Rental aid payments are approved, but big backlog persists
More than 22,000 seek $161 million as Oregon nears halfway point in 60-day grace period for evictions
By PETER WONG Oregon Capital Bureau
Community action agencies have made their first payments to landlords under the Oregon emergency rental assistance program.
But according to a dashboard maintained by the Oregon Department of Housing and Community Services, payments still lag far behind the number of completed applications by tenants and the amount of aid they have requested from the program.
As of Monday, community action agencies have approved payments for 1,260 of 22,083 completed applications, about 6%. The total of $7.75 million is barely 5% of the $160.9 million requested so far.
Although the state agency oversees the program, it has turned to community action agencies to do much of the payment work.
Oregon's moratorium on residential evictions ended June 30, although a national moratorium continues through Saturday. It is uncertain whether the Centers for Disease Control and Prevention, which issued the original moratorium, will continue it.
State lawmakers did pass two bills before the close of their 2021 session to ease the transition.
One (Senate Bill 278) bars landlords from initiating evictions for 60 days if tenants provide proof they have applied for rental assistance. In Multnomah County, that period runs for 90 days, not 60 days, because of board action July 1.
Oregon is nearing the 30-day mark of that 60-day grace period.
The other law (Senate Bill 282) gives tenants until Feb. 28, 2022, to pay past-due rent owed between April 1, 2020, and June 30 of this year because of the coronavirus pandemic. It does not forgive past-due rent, and it requires tenants to remain current on rent after June 30.
The vast majority of Oregon applicants (12,000) seek money both for past-due rent and rent due in July or later.
Vouchers scarce
A national think tank, the left-leaning Center on Budget and Policy Priorities, estimates that 11.4 million adults nationally are in danger of facing evictions if the federal moratorium ends and federal rental assistance fails to flow fast enough through states and local agencies.
"This falls heavily on renters of color," Sharon Parrott, the center's president, said in a conference call with reporters July 22. "States and localities are well positioned to take steps to avert widespread evictions."
The conference call focused on a new report by the center that calls for increased federal spending on housing-choice vouchers, which low-income tenants, older people and people with disabilities can use to shop for their own rental housing. The vouchers are supposed to fill the gap between income and rent, but according to the report — based on data by the U.S. Department of Housing and Urban Development, which supplies the money — only about 10% of those eligible obtain vouchers and a total of 25% get any housing aid at all.
"Millions of people in this country understand that hardship and stress," Sonia Acosta, a housing policy analyst and one of the report's authors, said. "The lack of funding means that millions of people who are eligible for housing vouchers never receive them. Those in the queue often wait years for help."
Of the top 50 regional housing agencies across the nation, the report says just two have waiting periods of less than a year, and for more than half of the agencies, the wait exceeds two years.

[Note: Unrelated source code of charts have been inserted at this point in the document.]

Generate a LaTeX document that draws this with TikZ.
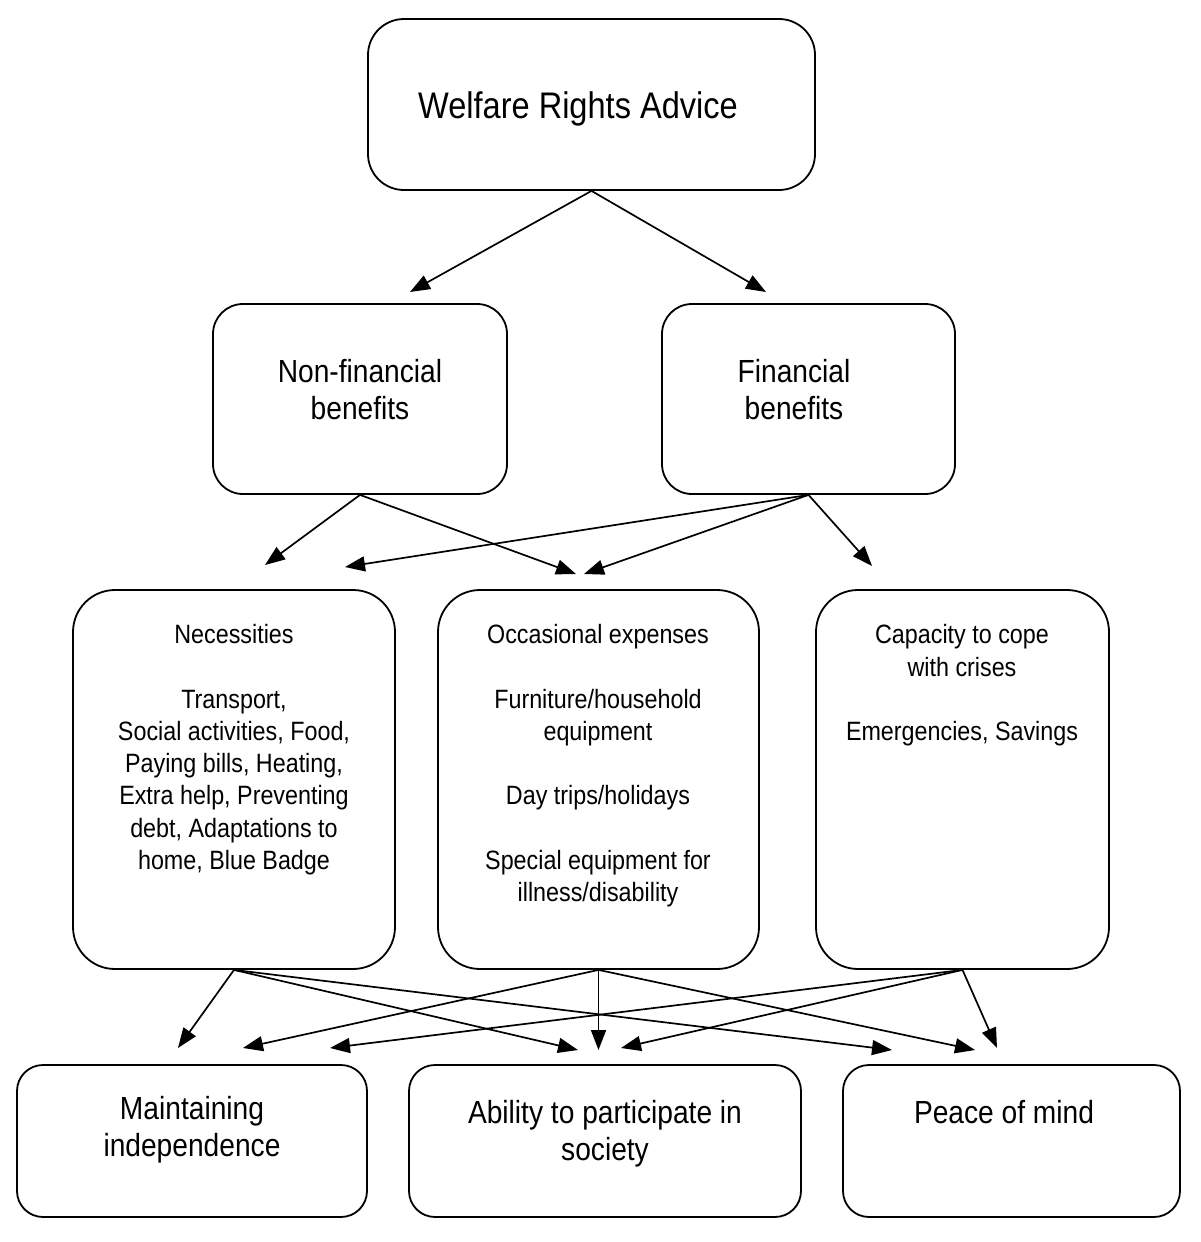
\documentclass[tikz,border=0pt]{standalone}
\usepackage{fontspec}
\setmainfont{Liberation Sans}[FakeStretch=0.88]
\usetikzlibrary{arrows.meta}
\begin{document}
\begin{tikzpicture}[x=1pt,y=-1pt,
  box/.style={draw, line width=1.8pt, rounded corners=#1, inner sep=0pt},
  txt/.style={anchor=north, align=center, inner sep=0pt},
  big/.style={font=\fontsize{37}{44}\selectfont},
  mid/.style={font=\fontsize{32}{37}\selectfont},
  sml/.style={font=\fontsize{26.5}{32.2}\selectfont},
  arr/.style={line width=1.7pt, -{Triangle[length=20pt,width=15pt]}}]
\useasboundingbox (0,0) rectangle (1200,1242);
% boxes
\node[box=36, minimum width=447, minimum height=171] (top) at (591.5,104.5) {};
\node[box=30, minimum width=294, minimum height=190] (nonfin) at (360,399) {};
\node[box=30, minimum width=293, minimum height=190] (fin) at (808.5,399) {};
\node[box=42, minimum width=322, minimum height=379] (nec) at (234,779.5) {};
\node[box=42, minimum width=321, minimum height=379] (occ) at (598.5,779.5) {};
\node[box=42, minimum width=293, minimum height=379] (cap) at (962.5,779.5) {};
\node[box=26, minimum width=350, minimum height=152] (maint) at (192,1141) {};
\node[box=26, minimum width=392, minimum height=152] (abil) at (605,1141) {};
\node[box=26, minimum width=337, minimum height=152] (peace) at (1011.5,1141) {};
% texts
\node[txt,big] (topT) at (578,91.5) {Welfare Rights Advice};
\node[txt,mid] (nonfinT) at (360,359.5) {Non-financial\\benefits};
\node[txt,mid] (finT) at (794,359.5) {Financial\\benefits};
\node[txt,sml] (necT) at (234,624.5) {Necessities\\\mbox{}\\Transport,\\Social activities, Food,\\Paying bills, Heating,\\Extra help, Preventing\\debt, Adaptations to\\home, Blue Badge};
\node[txt,sml] (occT) at (598,624.5) {Occasional expenses\\\mbox{}\\Furniture/household\\equipment\\\mbox{}\\Day trips/holidays\\\mbox{}\\Special equipment for\\illness/disability};
\node[txt,sml] (capT) at (962,624.5) {Capacity to cope\\with crises\\\mbox{}\\Emergencies, Savings};
\node[txt,mid] (maintT) at (192,1096.5) {Maintaining\\independence};
\node[txt,mid] (abilT) at (605,1100.5) {Ability to participate in\\society};
\node[txt,mid] (peaceT) at (1004,1100.5) {Peace of mind};
% arrow ends
\coordinate (t1) at (410,292);
\coordinate (t2) at (766,292);
\coordinate (n1) at (265,565);
\coordinate (n2) at (576,574);
\coordinate (f1) at (345,567);
\coordinate (f2) at (584,574);
\coordinate (f3) at (872,566);
\coordinate (a1) at (178,1048);
\coordinate (a2) at (578,1050);
\coordinate (a3) at (892,1050);
\coordinate (b1) at (243,1048);
\coordinate (b2) at (598.5,1050);
\coordinate (b3) at (975,1050);
\coordinate (c1) at (330,1048);
\coordinate (c2) at (621,1048);
\coordinate (c3) at (997,1048);
% connectors
\draw[arr] (top.south) -- (t1);
\draw[arr] (top.south) -- (t2);
\draw[arr] (nonfin.south) -- (n1);
\draw[arr] (nonfin.south) -- (n2);
\draw[arr] (fin.south) -- (f1);
\draw[arr] (fin.south) -- (f2);
\draw[arr] (fin.south) -- (f3);
\draw[arr] (nec.south) -- (a1);
\draw[arr] (nec.south) -- (a2);
\draw[arr] (nec.south) -- (a3);
\draw[arr] (occ.south) -- (b1);
\draw[arr] (occ.south) -- (b2);
\draw[arr] (occ.south) -- (b3);
\draw[arr] (cap.south) -- (c1);
\draw[arr] (cap.south) -- (c2);
\draw[arr] (cap.south) -- (c3);
\end{tikzpicture}
\end{document}
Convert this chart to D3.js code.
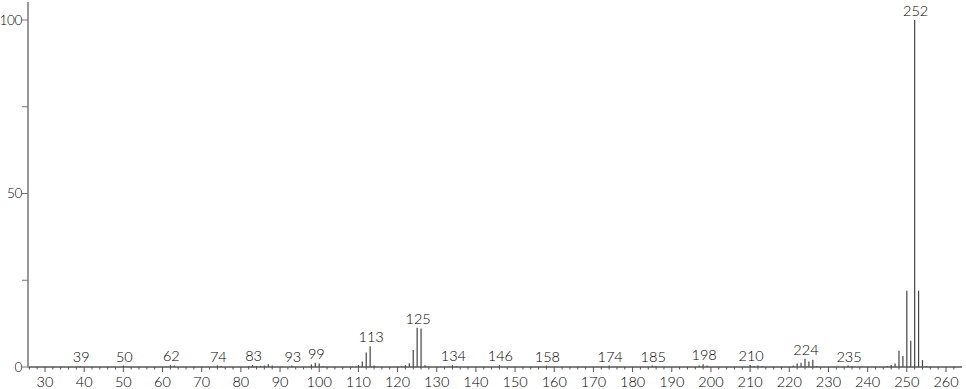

Looking at detailed data for 500 agencies, Washington County's wait time is 13 months, and Clackamas County, 23 months. Multnomah County's agency, Home Forward, isn't even listed; a lottery is conducted every two or three years for places on the waiting list.
"To be clear, any wait is too long when you face homelessness or are living in an unsafe place," Acosta said.
Will Fischer, senior director for housing policy and research, said the obvious response is for President Joe Biden and Congress to put more money into housing-choice vouchers in economic recovery programs.
"All the evidence suggests that if Congress provided a large expansion of the voucher program, agencies would be able to put that to use," he said.
Merkley: Do more
U.S. Sen. Jeff Merkley said details need to be worked out, but the recent agreement by the Senate's majority Democrats on a $3.5 trillion budget reconciliation does allow for "several hundred billion" for housing in the federal budget year that ends in fall 2022.
The Oregon Democrat has laid out his own housing proposal, which calls for $700 billion over a decade. He said its timing was intended to coincide with the debate over the 2022 budget.
"I hope the details are going to look a lot like my HOME Act, which invests in many different aspects to create more housing and make it more affordable for so many Americans who are struggling," he said on Friday, July 23.
Though his proposal does set aside more money for vouchers, Merkley said, any housing plan has to go beyond them.
"Here's the challenge: Even though we have vouchers now, often people can't use them," he said. "They can't find apartments within that cost because there is such a shortage of apartments."
When Merkley presented his proposal June 29, he said it met a need that is not abstract to most Americans.
"No matter where you travel around the country, people are talking about housing. It is everywhere. It is not just a central city, suburban or rural concern," he said then. "The question is about how we make the appropriate investment in response. The answer is to seize the infrastructure movement. We have to think of housing as part of our national infrastructure."